É alarmante a situação humanitária na fronteira do Brasil com a Venezuela, em Pacaraima (RR). Em relação a maio, mês que antecede a reabertura da fronteira entre os dois países, cresceu em 243%, para 4.015, o número de venezuelanos desabrigados na cidade.
O número, apurado pela Organização Internacional para as Migrações, é brutal para um município de 18 mil moradores. A maior parte dos migrantes e refugiados vivem em situação de rua; outros ocupam espaços públicos ou área privadas cedidas. Os dois abrigos da Operação Acolhida, comandada pelo Exército, estão superlotados.

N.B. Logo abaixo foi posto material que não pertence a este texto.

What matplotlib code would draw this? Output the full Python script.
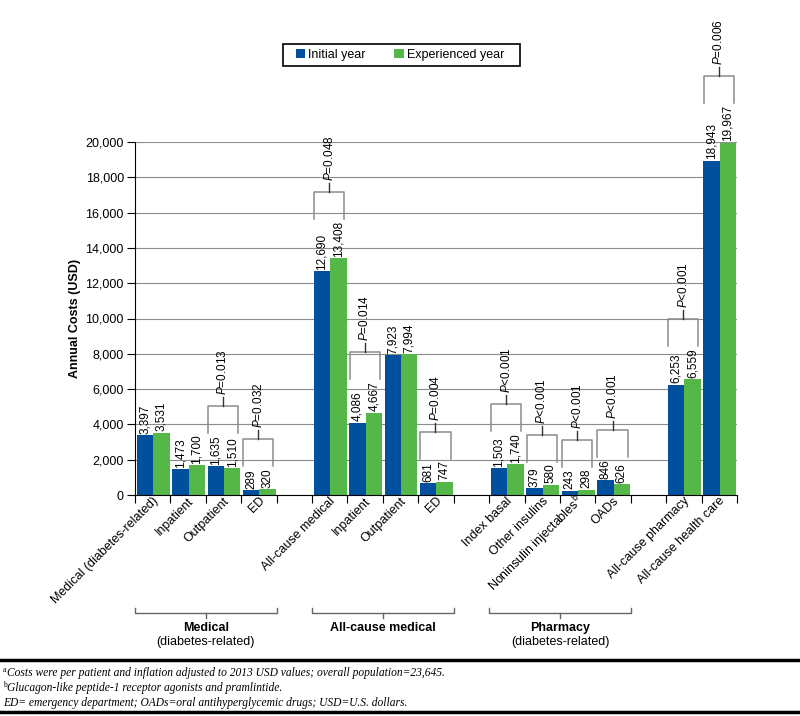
#! /usr/bin/env python3
# -*- coding: utf-8 -*-
"""
Annual costs, initial vs experienced year, grouped bars with P-value brackets.
"""

import numpy
import matplotlib
matplotlib.use("Agg")
from matplotlib import pyplot, ticker, transforms
from matplotlib.lines import Line2D
from matplotlib.patches import Rectangle

pyplot.rcParams['font.family'] = ['Liberation Sans', 'DejaVu Sans']
pyplot.rcParams['mathtext.fontset'] = 'custom'
pyplot.rcParams['mathtext.rm'] = 'Liberation Sans'
pyplot.rcParams['mathtext.it'] = 'Liberation Sans:italic'
pyplot.rcParams['mathtext.bf'] = 'Liberation Sans:bold'

CATEGORIES = ["Medical (diabetes-related)", "Inpatient", "Outpatient", "ED",
              "All-cause medical", "Inpatient", "Outpatient", "ED",
              "Index basal", "Other insulins",
              "Noninsulin injectables$^\\mathregular{b}$", "OADs",
              "All-cause pharmacy", "All-cause health care"]
SLOTS = [0, 1, 2, 3, 5, 6, 7, 8, 10, 11, 12, 13, 15, 16]
INITIAL = [3397, 1473, 1635, 289, 12690, 4086, 7923, 681,
           1503, 379, 243, 846, 6253, 18943]
EXPERIENCED = [3531, 1700, 1510, 320, 13408, 4667, 7994, 747,
               1740, 580, 298, 626, 6559, 19967]
P_VALUES = [None, None, "=0.013", "=0.032", "=0.048", "=0.014", None, "=0.004",
            "<0.001", "<0.001", "<0.001", "<0.001", "<0.001", "=0.006"]
GROUPS = [("Medical", "(diabetes-related)", 0, 3),
          ("All-cause medical", "", 5, 8),
          ("Pharmacy", "(diabetes-related)", 10, 13)]
FOOTNOTE_MARKS = ["a", "b", ""]
FOOTNOTES = ["Costs were per patient and inflation adjusted to 2013 USD values; overall population=23,645.",
             "Glucagon-like peptide-1 receptor agonists and pramlintide.",
             "ED= emergency department; OADs=oral antihyperglycemic drugs; USD=U.S. dollars."]

BLUE = "#00509e"
GREEN = "#55b748"
GRAY = "#8c8c8c"
W, H = 800, 716

fig = pyplot.figure(figsize=(W / 100, H / 100), dpi=100)
ax = fig.add_axes([135 / W, 221 / H, 602 / W, 353 / H])

x = numpy.array(SLOTS, dtype=float)
ax.bar(x - 0.22, INITIAL, width=0.465, color=BLUE, label="Initial year", zorder=2)
ax.bar(x + 0.245, EXPERIENCED, width=0.465, color=GREEN, label="Experienced year", zorder=2)

def value_label(xpos, value):
    return ax.annotate(f"{value:,}", (xpos, value), xytext=(0, 1),
                       textcoords='offset points', rotation=90, ha='center',
                       va='bottom', fontsize=8.5, annotation_clip=False)

labels_a = [value_label(xi - 0.22, v) for xi, v in zip(x, INITIAL)]
labels_b = [value_label(xi + 0.245, v) for xi, v in zip(x, EXPERIENCED)]

ax.set_xlim(-0.5, 16.5)
ax.set_ylim(0, 20000)
ax.set_yticks(numpy.arange(0, 20001, 2000))
ax.yaxis.set_major_formatter(ticker.StrMethodFormatter("{x:,.0f}"))
ax.yaxis.grid(True, color=GRAY, lw=0.8)
ax.set_axisbelow(True)
ax.tick_params(axis='y', length=6, width=0.8, labelsize=9, pad=2)
ax.set_ylabel("Annual Costs (USD)", fontsize=9, fontweight='bold', labelpad=3)

ax.set_xticks(numpy.arange(-0.5, 17, 1))
ax.set_xticklabels([])
ax.tick_params(axis='x', which='major', length=6, width=0.8)
# labels a little right of the slot centre, like the original
ax.set_xticks(x + 0.11, CATEGORIES, minor=True)
ax.tick_params(axis='x', which='minor', length=0, pad=3, labelsize=9)
for lab in ax.get_xticklabels(minor=True):
    lab.set_rotation(45)
    lab.set_ha('right')
    lab.set_va('center')
    lab.set_rotation_mode('anchor')

for side in ('top', 'right'):
    ax.spines[side].set_visible(False)
for side in ('left', 'bottom'):
    ax.spines[side].set_linewidth(0.8)

# brackets with p-values, stacked on top of the value labels (in pixels)
fig.canvas.draw()
renderer = fig.canvas.get_renderer()
blend = transforms.blended_transform_factory(ax.transData, transforms.IdentityTransform())
for xi, la, lb, p in zip(x, labels_a, labels_b, P_VALUES):
    if p is None:
        continue
    top = max(la.get_window_extent(renderer).y1, lb.get_window_extent(renderer).y1)
    bottom = top + 2
    bar_top = bottom + 27
    tick_top = bar_top + 9
    left, right, mid = xi - 0.44, xi + 0.41, xi - 0.015
    ax.plot([left, left, right, right], [bottom, bar_top, bar_top, bottom],
            transform=blend, color=GRAY, lw=1.1, clip_on=False)
    ax.plot([mid, mid], [bar_top, tick_top], transform=blend, color="#333333",
            lw=1, clip_on=False)
    ax.text(mid, tick_top + 2, f"$P${p}", transform=blend, rotation=90,
            ha='center', va='bottom', fontsize=8.5)

# group brackets below the tick labels
for name, sub, first, last in GROUPS:
    left, right = first - 0.5, last + 0.5
    mid = (left + right) / 2
    ax.plot([left, left, right, right], [H - 608, H - 613, H - 613, H - 608],
            transform=blend, color="#666666", lw=1, clip_on=False)
    ax.plot([mid, mid], [H - 613, H - 618], transform=blend, color="#666666",
            lw=1, clip_on=False)
    ax.text(mid, H - 628, name, transform=blend, ha='center', va='center',
            fontsize=9, fontweight='bold')
    if sub:
        ax.text(mid, H - 642, sub, transform=blend, ha='center', va='center',
                fontsize=9)

leg = ax.legend(loc='center', bbox_to_anchor=(400 / W, (H - 55) / H),
                bbox_transform=fig.transFigure, ncol=2, frameon=False,
                fontsize=9, handlelength=0.75, handleheight=0.75,
                handletextpad=0.25, columnspacing=2.3, borderpad=0.4,
                borderaxespad=0)
fig.add_artist(Rectangle((283, H - 66), 237, 22, transform=transforms.IdentityTransform(),
                         fill=False, edgecolor='black', lw=1.2))

# footnotes
for ypx in (660, 712):
    fig.add_artist(Line2D([0, 1], [(H - ypx) / H] * 2, transform=fig.transFigure,
                          color='black', lw=2.5))
for i, (mark, note) in enumerate(zip(FOOTNOTE_MARKS, FOOTNOTES)):
    ypos = (H - 673 - 15 * i) / H
    xpos = 3 / W
    if mark:
        fig.text(xpos, ypos + 3 / H, mark, family=['Liberation Serif'],
                 fontsize=5.5, va='center')
        xpos = 7 / W
    fig.text(xpos, ypos, note, family=['Liberation Serif'],
             style='italic', fontsize=8.3, va='center')

fig.savefig("out.png", dpi=100)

Com equipe insuficiente, a operação —elogiada pelo presidente Jair Bolsonaro, que anunciou a intenção de visitar a região nas próximas semanas— requer reforço imediato em estrutura e locais de abrigo para prestar assistência humanitária adequada.
Não é de hoje que a situação na fronteira entre Brasil e Venezuela preocupa. Sob o regime do ditador Nicolás Maduro, o país vizinho vive uma tragédia social que combina pandemia, pobreza e desnutrição. A explosão do número de desabrigados em Pacaraima decorre, principalmente, de uma demanda reprimida em pouco mais de um ano de portas fechadas.
Entre março de 2020 e junho deste ano, o governo brasileiro barrou a entrada, por via terrestre, de migrantes e solicitantes de refúgio sob qualquer hipótese, alegando cumprir uma determinação da Agência Nacional de Vigilância Sanitária (Anvisa) —o que foi desmentido em fevereiro pelo órgão.
Mesmo com a fronteira brasileira hoje reaberta, o governo federal ainda prevê, por força de portaria editada em junho, penas para quem viola regras migratórias, entre elas a deportação imediata, o que foi contestado na Justiça, e inabilitação de pedido de refúgio, em descumprimento de tratados internacionais sobre o tema.
Essa política federal soma-se à precariedade dos serviços municipais e estaduais a agravar o quadro humanitário no local.
A situação de comoção social em Pacaraima revela que investimento em acolhida ordeira e robusta deveria ter prevalência em relação a medidas restritivas que, além de desumanas, não dão conta da realidade fronteiriça entre Brasil e Venezuela, tradicionalmente porosa.